- What this task involves
Starting with the first line of the listing, quote each line exactly until and including the one with "import plotly.graph_objects as go", leaving pictures out.

- Given information
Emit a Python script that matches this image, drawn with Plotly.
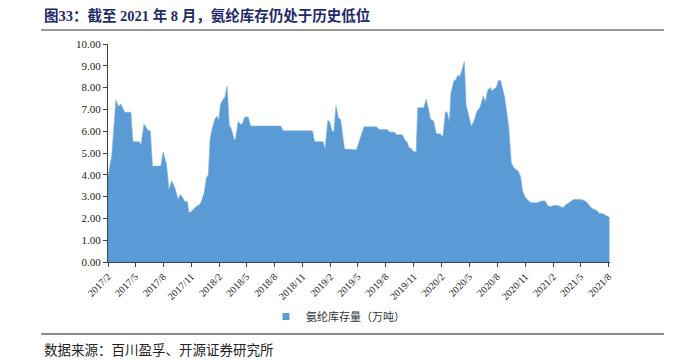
import plotly.graph_objects as go

dates = [
    "2017-02-01", "2017-02-13", "2017-02-27", "2017-03-07", "2017-03-15", "2017-03-21", "2017-03-28",
    "2017-04-17", "2017-04-24", "2017-05-15", "2017-05-20", "2017-05-30", "2017-06-06", "2017-06-13",
    "2017-06-20", "2017-06-27", "2017-07-24", "2017-08-01", "2017-08-12", "2017-08-20", "2017-08-29",
    "2017-09-09", "2017-09-19", "2017-09-26", "2017-10-04", "2017-10-11", "2017-10-19", "2017-10-25",
    "2017-10-31", "2017-11-11", "2017-11-19", "2017-11-27", "2017-12-05", "2017-12-14", "2017-12-21",
    "2017-12-27", "2018-01-02", "2018-01-09", "2018-01-18", "2018-01-24", "2018-01-30", "2018-02-05",
    "2018-02-12", "2018-02-19", "2018-02-27", "2018-03-06", "2018-03-11", "2018-03-22", "2018-03-26",
    "2018-04-04", "2018-04-12", "2018-04-17", "2018-04-26", "2018-05-07", "2018-05-15", "2018-08-22",
    "2018-08-29", "2018-12-04", "2018-12-11", "2019-01-08", "2019-01-14", "2019-01-23", "2019-01-29",
    "2019-02-06", "2019-02-12", "2019-02-19", "2019-02-27", "2019-03-06", "2019-03-19", "2019-04-27",
    "2019-05-22", "2019-07-02", "2019-07-10", "2019-08-05", "2019-08-14", "2019-08-30", "2019-09-05",
    "2019-09-25", "2019-10-03", "2019-10-10", "2019-10-16", "2019-10-24", "2019-11-01", "2019-11-09",
    "2019-11-14", "2019-12-04", "2019-12-12", "2019-12-20", "2019-12-26", "2020-01-05", "2020-01-14",
    "2020-01-27", "2020-02-05", "2020-02-13", "2020-02-19", "2020-02-26", "2020-03-02", "2020-03-12",
    "2020-03-18", "2020-03-25", "2020-03-31", "2020-04-07", "2020-04-15", "2020-04-21", "2020-05-08",
    "2020-05-16", "2020-05-27", "2020-06-05", "2020-06-16", "2020-06-23", "2020-07-01", "2020-07-09",
    "2020-07-14", "2020-07-23", "2020-07-29", "2020-08-05", "2020-08-12", "2020-08-25", "2020-09-08",
    "2020-09-16", "2020-09-24", "2020-10-08", "2020-10-16", "2020-10-24", "2020-11-02", "2020-11-12",
    "2020-11-20", "2020-12-12", "2020-12-23", "2021-01-05", "2021-01-14", "2021-01-25", "2021-02-05",
    "2021-02-21", "2021-03-04", "2021-03-15", "2021-03-26", "2021-04-09", "2021-05-03", "2021-05-16",
    "2021-05-25", "2021-06-05", "2021-06-16", "2021-06-25", "2021-07-02", "2021-07-13", "2021-07-24",
    "2021-08-04",
]

inventory = [
    3.95, 4.85, 7.43, 7.13, 7.25, 7.05, 6.87,
    6.87, 5.52, 5.52, 5.37, 6.32, 6.15, 6.02,
    6.02, 4.40, 4.40, 5.05, 4.50, 3.33, 3.73,
    3.38, 2.87, 3.10, 2.95, 2.77, 2.77, 2.27,
    2.30, 2.45, 2.57, 2.60, 2.80, 3.22, 3.88,
    3.99, 5.67, 6.13, 6.56, 6.70, 6.50, 7.23,
    7.43, 7.55, 8.07, 6.24, 6.18, 5.62, 5.62,
    6.44, 6.32, 6.33, 6.65, 6.65, 6.24, 6.24,
    6.02, 6.02, 5.52, 5.52, 5.18, 6.48, 6.45,
    6.00, 6.00, 7.17, 6.59, 6.55, 5.18, 5.15,
    6.20, 6.20, 6.08, 6.08, 5.96, 5.95, 5.84,
    5.84, 5.60, 5.52, 5.26, 5.20, 5.06, 5.06,
    7.08, 7.08, 7.48, 6.97, 6.55, 6.48, 5.89,
    5.87, 5.75, 6.90, 6.85, 6.44, 7.74, 8.32,
    8.35, 8.58, 8.50, 8.78, 9.19, 7.20, 6.24,
    6.44, 6.93, 7.08, 7.61, 7.35, 7.89, 8.00,
    7.85, 7.96, 8.00, 8.32, 8.32, 7.58, 6.18,
    4.56, 4.33, 4.18, 3.95, 3.22, 2.95, 2.80,
    2.72, 2.72, 2.80, 2.80, 2.57, 2.55, 2.60,
    2.57, 2.49, 2.63, 2.72, 2.87, 2.87, 2.80,
    2.69, 2.49, 2.41, 2.35, 2.23, 2.22, 2.13,
    2.05,
]

tick_dates = [
    "2017-02-01", "2017-05-01", "2017-08-01", "2017-11-01", "2018-02-01", "2018-05-01", "2018-08-01",
    "2018-11-01", "2019-02-01", "2019-05-01", "2019-08-01", "2019-11-01", "2020-02-01", "2020-05-01",
    "2020-08-01", "2020-11-01", "2021-02-01", "2021-05-01", "2021-08-01",
]
tick_labels = [
    "2017/2", "2017/5", "2017/8", "2017/11", "2018/2", "2018/5", "2018/8",
    "2018/11", "2019/2", "2019/5", "2019/8", "2019/11", "2020/2", "2020/5",
    "2020/8", "2020/11", "2021/2", "2021/5", "2021/8",
]

series_name = "氨纶库存量（万吨）"
title_text = "图33：截至 2021 年 8 月，氨纶库存仍处于历史低位"
source_text = "数据来源：百川盈孚、开源证券研究所"

BLUE = "#5B9BD5"
SERIF = "Liberation Serif, Noto Sans CJK SC, serif"
CJK = "Noto Sans CJK SC, sans-serif"

fig = go.Figure()
fig.add_trace(go.Scatter(
    x=dates, y=inventory, mode="lines", fill="tozeroy",
    line=dict(color="#7FB2E0", width=0.6), fillcolor=BLUE,
    showlegend=False, hoverinfo="x+y",
))
fig.add_trace(go.Scatter(
    x=[None], y=[None], mode="markers", name=series_name,
    marker=dict(symbol="square", size=7, color=BLUE),
))

# page body has an 8px margin, so the figure is 8px smaller and margins shifted
fig.update_layout(
    width=666, height=352,
    margin=dict(l=100, r=64, t=36, b=98),
    paper_bgcolor="white", plot_bgcolor="white",
    showlegend=True,
    legend=dict(
        orientation="h", x=(266 - 108) / 502, xanchor="left", y=-0.25, yanchor="middle",
        font=dict(family=CJK, size=11, color="#333333"),
        itemwidth=30, bgcolor="rgba(0,0,0,0)",
    ),
    xaxis=dict(
        type="date", range=["2017-02-01", "2021-08-06"],
        tickvals=tick_dates, ticktext=tick_labels, tickangle=-45,
        ticks="outside", ticklen=4, tickcolor="#404040",
        showline=True, linecolor="#404040", linewidth=1,
        showgrid=False, zeroline=False,
        tickfont=dict(family=SERIF, size=10, color="#222222"),
    ),
    yaxis=dict(
        range=[0, 10], dtick=1, tickformat=".2f",
        ticks="outside", ticklen=4, tickcolor="#404040",
        showline=True, linecolor="#404040", linewidth=1,
        showgrid=False, zeroline=False,
        tickfont=dict(family=SERIF, size=11, color="#222222"),
    ),
)

fig.add_annotation(
    xref="paper", yref="paper", x=(42 - 108) / 502, y=1 + (44 - 15) / 218,
    xanchor="left", yanchor="middle", showarrow=False,
    text="<b>" + title_text + "</b>",
    font=dict(family=SERIF, size=14.5, color="#1F2A6B"),
)
fig.add_annotation(
    xref="paper", yref="paper", x=(42 - 108) / 502, y=(262 - 349) / 218,
    xanchor="left", yanchor="middle", showarrow=False,
    text=source_text,
    font=dict(family=CJK, size=13.5, color="#222222"),
)
fig.add_shape(
    type="line", xref="paper", yref="paper",
    x0=(41 - 108) / 502, x1=(664 - 108) / 502,
    y0=1 + (44 - 30) / 218, y1=1 + (44 - 30) / 218,
    line=dict(color="#333333", width=1.2),
)
fig.add_shape(
    type="line", xref="paper", yref="paper",
    x0=(41 - 108) / 502, x1=(664 - 108) / 502,
    y0=(262 - 334) / 218, y1=(262 - 334) / 218,
    line=dict(color="#8C8C8C", width=2),
)

fig.write_html("out.html")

- The output
Emit a Python script that matches this image, drawn with Plotly.
import plotly.graph_objects as go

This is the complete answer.